Yes, this needs fleshing out in a number of aspects. I won't attempt to explore it here - probably a new issue should be opened for it. I think it's probably worth getting the structure sorted out now, as it would be messy to retrofit later.

robinjmdict commented 7 months ago

I didn't know that development of NG was so far along. I have quite a few proposals I'd like to see implemented or discussed. I should have done it ages ago but I kept putting it off. I'll create a new issue.

Marcusjmdict commented 7 months ago

Me as well!

On Sat, Nov 25, 2023, 09:30 Robin @.***> wrote:

I didn't know that development of NG was so far along. I have quite a few proposals I'd like to see implemented or discussed. I should have done it ages ago but I kept putting it off. I'll create a new issue.

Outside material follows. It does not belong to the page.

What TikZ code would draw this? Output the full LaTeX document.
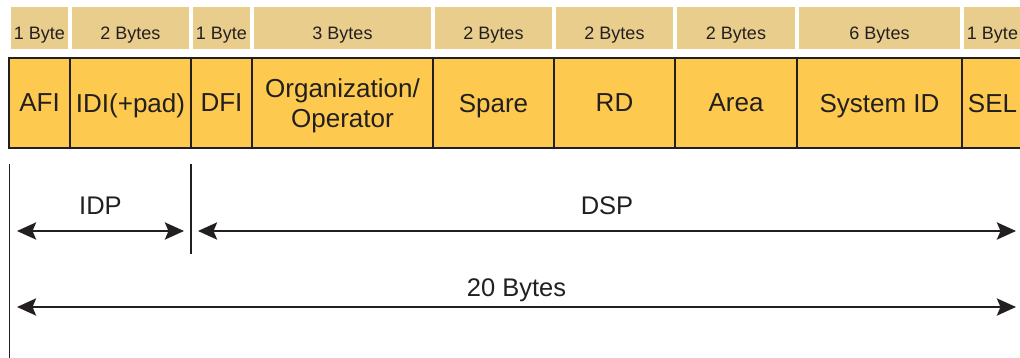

— Reply to this email directly, view it on GitHub https://github.com/JMdictProject/JMdictIssues/issues/111#issuecomment-1826167081, or unsubscribe https://github.com/notifications/unsubscribe-auth/AUCQII7ORFFZDC6B25FVSY3YGE33BAVCNFSM6AAAAAA7WV4332VHI2DSMVQWIX3LMV43OSLTON2WKQ3PNVWWK3TUHMYTQMRWGE3DOMBYGE . You are receiving this because you are subscribed to this thread.Message ID: @.***>

yamagoya commented 5 months ago

If this (discussion of NG changes) can be done earlier rather than later it would be appreciated. I can't promised any new/changed features will be implemented in the first released iteration of NG but it will help in planning for subsequent ones.